§ Instructions to follow:
Without the pictures, extract every line from the start of the material to the line containing "80.5, 80.1, 79.8];", both ends included.

§ Stored data:
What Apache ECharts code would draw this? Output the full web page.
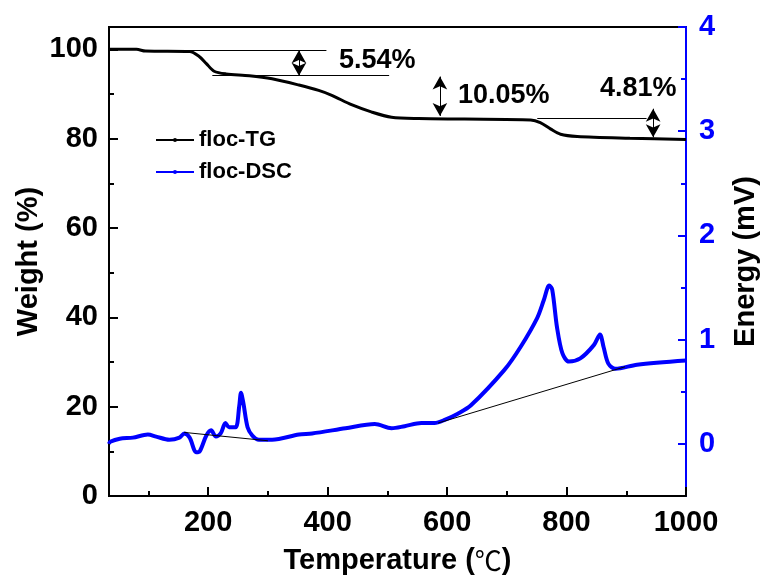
<!DOCTYPE html>
<html>
<head>
<meta charset="utf-8">
<script src="https://cdn.jsdelivr.net/npm/echarts@6/dist/echarts.min.js"></script>
<style>
html, body { margin: 0; padding: 0; background: #fff; }
#main { width: 768px; height: 583px; }
</style>
</head>
<body>
<div id="main"></div>
<script>
// TG curve (weight %, left axis)
const tgTemp   = [34, 80, 95, 169, 185, 197, 210, 230, 269, 307, 352, 385, 407, 440, 473, 507, 552, 629, 740, 756, 773, 790, 818, 906, 1000];
const tgWeight = [100, 100, 99.6, 99.5, 98.4, 96.8, 95.1, 94.5, 94.1, 93.4, 92.0, 90.8, 89.7, 87.6, 86.0, 84.8, 84.5, 84.4, 84.2, 83.6, 82.2, 81.0, 80.5, 80.1, 79.8];

// DSC curve (energy mV, right axis)
const dscTemp   = [34, 36, 52, 74, 99, 113, 135, 152, 160, 169, 180, 186, 197, 205, 213, 221, 229, 235, 246, 252, 255, 259, 266, 274, 285, 307, 352, 374, 430, 479, 507, 529, 557, 579, 596, 618, 640, 696, 723, 751, 762, 771, 776, 784, 793, 804, 823, 846, 856, 862, 870, 882, 918, 1000];
const dscEnergy = [0.0, 0.02, 0.05, 0.06, 0.09, 0.07, 0.04, 0.06, 0.10, 0.06, -0.08, -0.07, 0.08, 0.13, 0.07, 0.10, 0.20, 0.16, 0.16, 0.36, 0.49, 0.39, 0.16, 0.08, 0.04, 0.04, 0.09, 0.10, 0.15, 0.19, 0.15, 0.17, 0.20, 0.20, 0.23, 0.29, 0.37, 0.71, 0.93, 1.21, 1.38, 1.52, 1.48, 1.12, 0.87, 0.79, 0.82, 0.95, 1.05, 0.93, 0.77, 0.72, 0.76, 0.80];

// ticks
const xMajor = [200, 400, 600, 800, 1000];
const xMinor = [100, 300, 500, 700, 900];
const wMajor = [0, 20, 40, 60, 80, 100];
const wMinor = [10, 30, 50, 70, 90];
const eMajor = [0, 1, 2, 3, 4];
const eMinor = [0.5, 1.5, 2.5, 3.5];

// weight-loss steps: [x1, x2, y] reference lines
const stepLines = [[169, 398, 99.8], [207, 503, 94.1], [751, 934, 84.6]];
// double arrows: [x, yTop, yBottom]
const stepArrows = [[352, 99.8, 94.1], [588, 93.9, 85.1], [945, 86.7, 80.3]];
const stepLabels = ['5.54%', '10.05%', '4.81%'];
const stepLabelPos = [[483, 97.4], [695, 89.6], [920, 91.2]];

// DSC baselines: [x1, y1, x2, y2]
const dscBaselines = [[160, 0.11, 300, 0.03], [585, 0.20, 898, 0.74]];

const FONT = 'Liberation Sans';
const BLUE = '#0000ff';

const zip = (a, b) => a.map((v, i) => [v, b[i]]);

const markLineData = [];
stepLines.forEach(l => markLineData.push([{ coord: [l[0], l[2]] }, { coord: [l[1], l[2]] }]));
stepArrows.forEach(a => markLineData.push([
    { coord: [a[0], a[1]], symbol: 'arrow', symbolSize: [11, 13] },
    { coord: [a[0], a[2]], symbol: 'arrow', symbolSize: [11, 13] }
]));

const markPointData = stepLabels.map((t, i) => ({
    coord: stepLabelPos[i],
    value: t
}));

var myChart = echarts.init(document.getElementById('main'));
var option = {
    animation: false,
    backgroundColor: '#fff',
    grid: {
        left: 109, right: 78, top: 27, bottom: 87,
        show: true, borderColor: '#000', borderWidth: 2
    },
    legend: {
        orient: 'vertical',
        left: 150, top: 124,
        itemWidth: 38, itemHeight: 5, itemGap: 10,
        textStyle: { fontFamily: FONT, fontWeight: 'bold', fontSize: 22, color: '#000' },
        data: ['floc-TG', 'floc-DSC']
    },
    xAxis: [{
        type: 'value', min: 34, max: 1000,
        name: 'Temperature ({c|℃})',
        nameLocation: 'middle', nameGap: 50,
        nameTextStyle: {
            fontFamily: FONT, fontWeight: 'bold', fontSize: 29, color: '#000',
            rich: { c: { fontFamily: 'Noto Sans CJK SC', fontWeight: 'normal', fontSize: 27, color: '#000' } }
        },
        axisLine: { onZero: false, lineStyle: { color: '#000', width: 2 } },
        axisTick: { inside: true, length: 9, lineStyle: { color: '#000', width: 2 }, customValues: xMajor },
        axisLabel: { customValues: xMajor, margin: 12, formatter: v => String(v), fontFamily: FONT, fontWeight: 'bold', fontSize: 29, color: '#000' },
        splitLine: { show: false }
    }, {
        type: 'value', min: 34, max: 1000, position: 'bottom',
        axisLine: { show: false, onZero: false },
        axisTick: { show: true, inside: true, length: 5, lineStyle: { color: '#000', width: 2 }, customValues: xMinor },
        axisLabel: { show: false },
        splitLine: { show: false }
    }],
    yAxis: [{
        type: 'value', min: 0, max: 105, position: 'left',
        name: 'Weight (%)',
        nameLocation: 'middle', nameGap: 66, nameMoveOverlap: false,
        nameTextStyle: { fontFamily: FONT, fontWeight: 'bold', fontSize: 29, color: '#000' },
        axisLine: { show: true, onZero: false, lineStyle: { color: '#000', width: 2 } },
        axisTick: { show: true, inside: true, length: 9, lineStyle: { color: '#000', width: 2 }, customValues: wMajor },
        axisLabel: { customValues: wMajor, margin: 11, fontFamily: FONT, fontWeight: 'bold', fontSize: 29, color: '#000' },
        splitLine: { show: false }
    }, {
        type: 'value', min: -0.5, max: 4, position: 'right',
        name: 'Energy (mV)',
        nameLocation: 'middle', nameGap: 45,
        nameTextStyle: { fontFamily: FONT, fontWeight: 'bold', fontSize: 29, color: '#000' },
        axisLine: { show: true, onZero: false, lineStyle: { color: BLUE, width: 2 } },
        axisTick: { show: true, inside: true, length: 8, lineStyle: { color: BLUE, width: 2 }, customValues: eMajor },
        axisLabel: { customValues: eMajor, margin: 13, fontFamily: FONT, fontWeight: 'bold', fontSize: 29, color: BLUE },
        splitLine: { show: false }
    }, {
        type: 'value', min: 0, max: 105, position: 'left',
        axisLine: { show: false, onZero: false },
        axisTick: { show: true, inside: true, length: 5, lineStyle: { color: '#000', width: 2 }, customValues: wMinor },
        axisLabel: { show: false },
        splitLine: { show: false }
    }, {
        type: 'value', min: -0.5, max: 4, position: 'right',
        axisLine: { show: false, onZero: false },
        axisTick: { show: true, inside: true, length: 5, lineStyle: { color: BLUE, width: 2 }, customValues: eMinor },
        axisLabel: { show: false },
        splitLine: { show: false }
    }],
    series: [{
        name: 'floc-TG',
        type: 'line',
        xAxisIndex: 0, yAxisIndex: 0,
        data: zip(tgTemp, tgWeight),
        smooth: 0.3,
        symbol: 'circle', symbolSize: 5, showSymbol: false,
        itemStyle: { color: '#000' },
        lineStyle: { color: '#000', width: 3 },
        markLine: {
            silent: true,
            symbol: ['none', 'none'],
            label: { show: false },
            lineStyle: { color: '#000', width: 1, type: 'solid' },
            data: markLineData
        },
        markPoint: {
            silent: true,
            symbol: 'circle', symbolSize: 0,
            label: {
                show: true, position: 'inside',
                formatter: p => p.value,
                fontFamily: FONT, fontWeight: 'bold', fontSize: 27, color: '#000'
            },
            data: markPointData
        }
    }, {
        name: 'floc-DSC',
        type: 'line',
        xAxisIndex: 0, yAxisIndex: 1,
        data: zip(dscTemp, dscEnergy),
        smooth: 0.3,
        symbol: 'circle', symbolSize: 5, showSymbol: false,
        itemStyle: { color: BLUE },
        lineStyle: { color: BLUE, width: 4 },
        markLine: {
            silent: true,
            symbol: ['none', 'none'],
            label: { show: false },
            lineStyle: { color: '#000', width: 1, type: 'solid' },
            data: dscBaselines.map(b => [{ coord: [b[0], b[1]] }, { coord: [b[2], b[3]] }])
        }
    }]
};
myChart.setOption(option);
</script>
</body>
</html>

§ Solution to this exercise:
What Apache ECharts code would draw this? Output the full web page.
<!DOCTYPE html>
<html>
<head>
<meta charset="utf-8">
<script src="https://cdn.jsdelivr.net/npm/echarts@6/dist/echarts.min.js"></script>
<style>
html, body { margin: 0; padding: 0; background: #fff; }
#main { width: 768px; height: 583px; }
</style>
</head>
<body>
<div id="main"></div>
<script>
// TG curve (weight %, left axis)
const tgTemp   = [34, 80, 95, 169, 185, 197, 210, 230, 269, 307, 352, 385, 407, 440, 473, 507, 552, 629, 740, 756, 773, 790, 818, 906, 1000];
const tgWeight = [100, 100, 99.6, 99.5, 98.4, 96.8, 95.1, 94.5, 94.1, 93.4, 92.0, 90.8, 89.7, 87.6, 86.0, 84.8, 84.5, 84.4, 84.2, 83.6, 82.2, 81.0, 80.5, 80.1, 79.8];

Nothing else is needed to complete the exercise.